Son Sann lives in what they call the ''brown house,'' a simple, wooden chalet. He has no office to speak of, no communications network, he gets about on a motorcycle. His life style is strictly according to the five precepts of Buddhism.

''I don't deserve to have more than other people here,'' says the septuagenarian Son Sann, who was prime minister before war came to his country in 1970.

A French-trained economist, Son Sann was minister for economy and finance when Prince Norodom Sihanouk was Cambodian head of state, and prime minister for a year in 1967-68. As founder of the National Bank of Kampuchea, Son Sann used to sign the banknotes. That made his one of the best-known names in the country.

Buddhist philosophy shapes not only Son Sann's thoughts, but also his policies. ''Buddha says nothing is permanent, everything is reversible'' is a favorite remark. And he adds, ''I don't know if Pham Van Dong (Vietnam's prime minister) knows Buddha very well, but as a Buddhist I know that nothing is irreversible.'' This refers to Vietnamese declarations that the situation in Kampuchea is ''irreversible.''

Son Sann and many of his closest followers personify the intelligentsia of a Kampuchea that has largely disappeared in more than a decade of war and genocide. Today he has 150,000 people living in areas under his control along the Thai-Kampuchea border. He claims to have many more ''silent'' supporters inside Kampuchea including some in the ranks of the administration controlled by Hanoi.

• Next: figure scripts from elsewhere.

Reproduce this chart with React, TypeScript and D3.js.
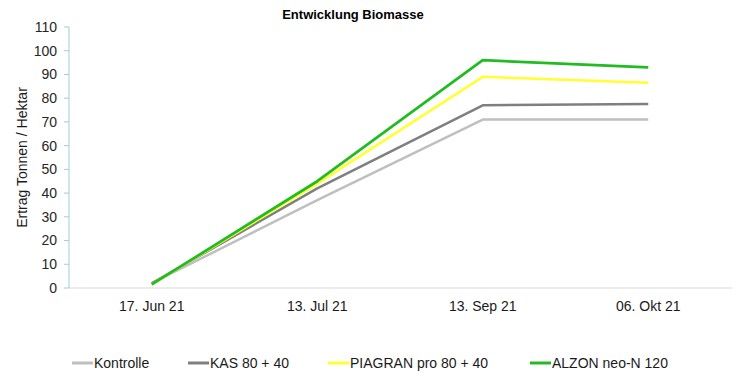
import React from "react";
import * as d3 from "d3";

const categories = ["17. Jun 21", "13. Jul 21", "13. Sep 21", "06. Okt 21"];
const seriesNames = ["Kontrolle", "KAS 80 + 40", "PIAGRAN pro 80 + 40", "ALZON neo-N 120"];
const kontrolle = [2, 37, 71, 71];
const kas = [2, 42, 77, 77.5];
const piagran = [1.5, 44, 89, 86.5];
const alzon = [1.5, 45, 96, 93];
const yTicks = [0, 10, 20, 30, 40, 50, 60, 70, 80, 90, 100, 110];
const colors = ["#bfbfbf", "#7f7f7f", "#ffff33", "#22bb22"];

const W = 750, H = 377;
const left = 69, right = 731, top = 27, bottom = 288;
const font = "'Liberation Sans', Arial, sans-serif";

export default function App() {
  const x = d3.scaleBand<string>().domain(categories).range([left, right]);
  const y = d3.scaleLinear().domain([0, 110]).range([bottom, top]);
  const cx = (c: string) => (x(c) as number) + x.bandwidth() / 2;
  const allSeries = [kontrolle, kas, piagran, alzon];
  const line = d3
    .line<number>()
    .x((_, i) => cx(categories[i]))
    .y((d) => y(d));
  const legendX = [72, 188, 328, 530];
  return (
    <svg width={W} height={H} style={{ position: "absolute", left: 0, top: 0, background: "#fff" }} fontFamily={font}>
      <rect x={0} y={0} width={W} height={H} fill="#fff" />
      <text x={353} y={19} textAnchor="middle" fontSize={13} fontWeight="bold" fill="#000">
        Entwicklung Biomasse
      </text>
      <text
        transform={`translate(27,${(top + bottom) / 2}) rotate(-90)`}
        textAnchor="middle"
        fontSize={14}
        fill="#1a1a1a"
      >
        Ertrag Tonnen / Hektar
      </text>
      {/* x baseline */}
      <line x1={left} x2={right + 1} y1={y(0)} y2={y(0)} stroke="#d9d9d9" strokeWidth={1} />
      {/* y axis */}
      <line x1={left} x2={left} y1={y(110)} y2={y(0)} stroke="#9fcfd3" strokeWidth={1} />
      {yTicks.map((t) => (
        <g key={t}>
          <line x1={left - 5} x2={left} y1={y(t)} y2={y(t)} stroke="#9fcfd3" strokeWidth={1} />
          <text x={57} y={y(t)} dy="0.35em" textAnchor="end" fontSize={14} fill="#262626">
            {t}
          </text>
        </g>
      ))}
      {categories.map((c) => (
        <text key={c} x={cx(c)} y={306} dy="0.35em" textAnchor="middle" fontSize={14} fill="#1a1a1a">
          {c}
        </text>
      ))}
      {allSeries.map((s, i) => (
        <path
          key={i}
          d={line(s) as string}
          fill="none"
          stroke={colors[i]}
          strokeWidth={i === 3 ? 2.75 : 2.5}
          strokeLinejoin="round"
          strokeLinecap="butt"
        />
      ))}
      {seriesNames.map((n, i) => (
        <g key={n}>
          <line x1={legendX[i]} x2={legendX[i] + 21} y1={363} y2={363} stroke={colors[i]} strokeWidth={3} />
          <text x={legendX[i] + 22} y={363} dy="0.35em" fontSize={14} fill="#1a1a1a">
            {n}
          </text>
        </g>
      ))}
    </svg>
  );
}
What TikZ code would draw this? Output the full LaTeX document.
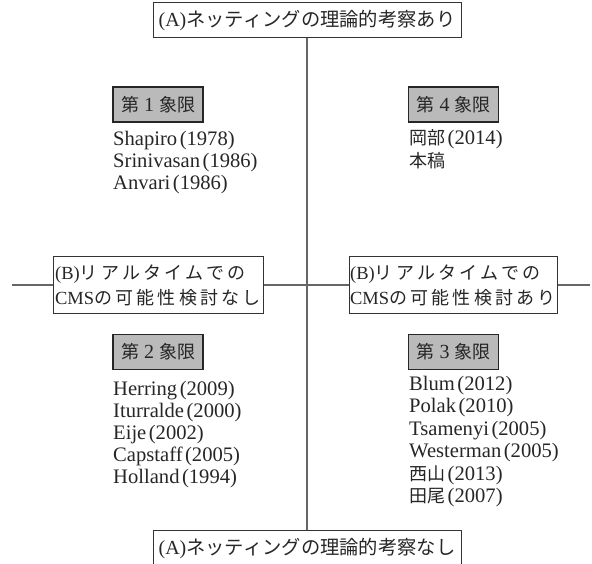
\documentclass[tikz,border=0pt]{standalone}
\usepackage{fontspec}
\setmainfont{Liberation Serif}
\newfontfamily\cjk{Noto Sans CJK JP}
\newfontfamily\cjksp[LetterSpace=18]{Noto Sans CJK JP}
\newcommand\jt[2]{{\cjk\fontsize{#1}{#1}\selectfont #2}}
\newcommand\jts[2]{{\cjksp\fontsize{#1}{#1}\selectfont #2}}
\newcommand\pk{\kern2.5pt}
\begin{document}
\begin{tikzpicture}[x=1pt,y=-1pt,
  frame/.style={draw=black!80, line width=1pt, inner sep=0pt, text=black!85},
  qlabel/.style={draw=black!85, fill=black!27, line width=1.2pt, minimum width=90pt, minimum height=35pt, inner sep=0pt, text=black!85, font=\fontsize{20}{22}\selectfont},
  entry/.style={anchor=base west, inner sep=0pt, font=\fontsize{20.6}{22}\selectfont, text=black!85},
  axis/.style={draw=black!60, line width=1.1pt}]
\useasboundingbox (0,0) rectangle (592,564);
\clip (0,0) rectangle (592,564);

% top and bottom boxes
\node[frame, minimum width=308pt, minimum height=35pt] (topA) at (307,20.5)
  {{\fontsize{20}{20}\selectfont(A)}\jt{19.3}{ネッティングの理論的考察あり}};
\node[frame, minimum width=308pt, minimum height=36pt] (botA) at (307,548)
  {{\fontsize{20}{20}\selectfont(A)}\jt{19.3}{ネッティングの理論的考察なし}};

% B boxes
\node[frame, minimum width=210pt, minimum height=56pt, align=left, font=\fontsize{18.5}{25}\selectfont] (bl) at (158,285)
  {(B)\jts{18}{リアルタイムでの}\\CMS\jts{18}{の可能性検討なし}};
\node[frame, minimum width=208pt, minimum height=56pt, align=left, font=\fontsize{18.5}{25}\selectfont] (br) at (453,285)
  {(B)\jts{18}{リアルタイムでの}\\CMS\jts{18}{の可能性検討あり}};

% axes
\coordinate (hl) at (12,285);
\coordinate (hr) at (590,285);
\draw[axis] (topA.south) -- (botA.north);
\draw[axis] (hl) -- (bl.west);
\draw[axis] (bl.east) -- (br.west);
\draw[axis] (br.east) -- (hr);

% quadrant labels
\node[qlabel] (q1) at (158,104.5) {\jt{18}{第}\hspace{5pt}1\hspace{5pt}\jt{18}{象限}};
\node[qlabel] (q4) at (453.5,104.5) {\jt{18}{第}\hspace{5pt}4\hspace{5pt}\jt{18}{象限}};
\node[qlabel] (q2) at (158,352) {\jt{18}{第}\hspace{5pt}2\hspace{5pt}\jt{18}{象限}};
\node[qlabel] (q3) at (453.5,352) {\jt{18}{第}\hspace{5pt}3\hspace{5pt}\jt{18}{象限}};

% quadrant 1
\node[entry] (q1a) at (113,146) {Shapiro\pk(1978)};
\node[entry] (q1b) at (113,168) {Srinivasan\pk(1986)};
\node[entry] (q1c) at (113,190) {Anvari\pk(1986)};

% quadrant 4
\node[entry] (q4a) at (409,145) {\jt{18}{岡部}\pk(2014)};
\node[entry] (q4b) at (409,168) {\jt{18}{本稿}};

% quadrant 2
\node[entry] (q2a) at (113,395) {Herring\pk(2009)};
\node[entry] (q2b) at (113,417) {Iturralde\pk(2000)};
\node[entry] (q2c) at (113,439) {Eije\pk(2002)};
\node[entry] (q2d) at (113,461) {Capstaff\pk(2005)};
\node[entry] (q2e) at (113,483) {Holland\pk(1994)};

% quadrant 3
\node[entry] (q3a) at (409,390) {Blum\pk(2012)};
\node[entry] (q3b) at (409,412.5) {Polak\pk(2010)};
\node[entry] (q3c) at (409,435) {Tsamenyi\pk(2005)};
\node[entry] (q3d) at (409,457.5) {Westerman\pk(2005)};
\node[entry] (q3e) at (409,480) {\jt{18}{西山}\pk(2013)};
\node[entry] (q3f) at (409,502.5) {\jt{18}{田尾}\pk(2007)};
\end{tikzpicture}
\end{document}
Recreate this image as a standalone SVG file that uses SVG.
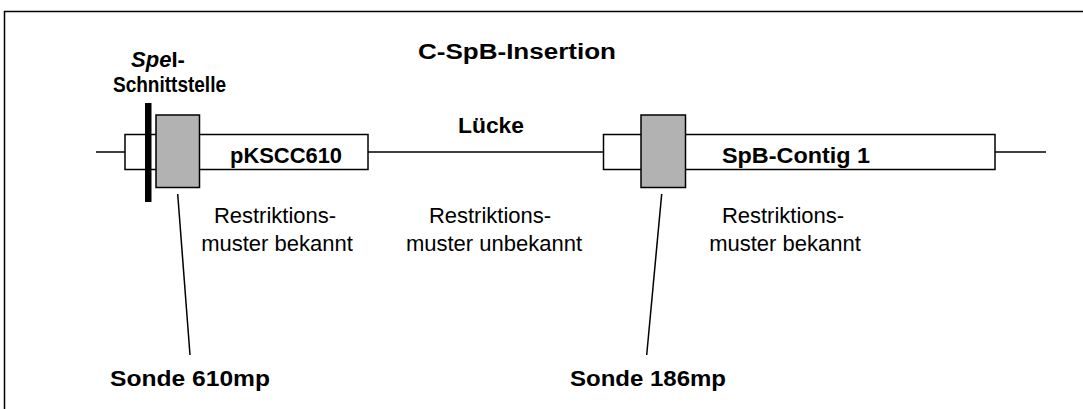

The Son Sann people on the border could not exist without humanitarian aid from outside, largely the United States, Japan, Australia, and West Germany. And Son Sann has traveled the world seeking more support. President Suharto of Indonesia recently promised him aid. In Rome the Pope told Son Sann he would pray for the Khmer people.

He has received some arms from China and Singapore. China recently promised more, and Son Sann hopes they will arrive before Vietnam launches its next onslaught. His pleas to other countries for weapons, especially for American Hellfire antitank missiles, have gone unanswered.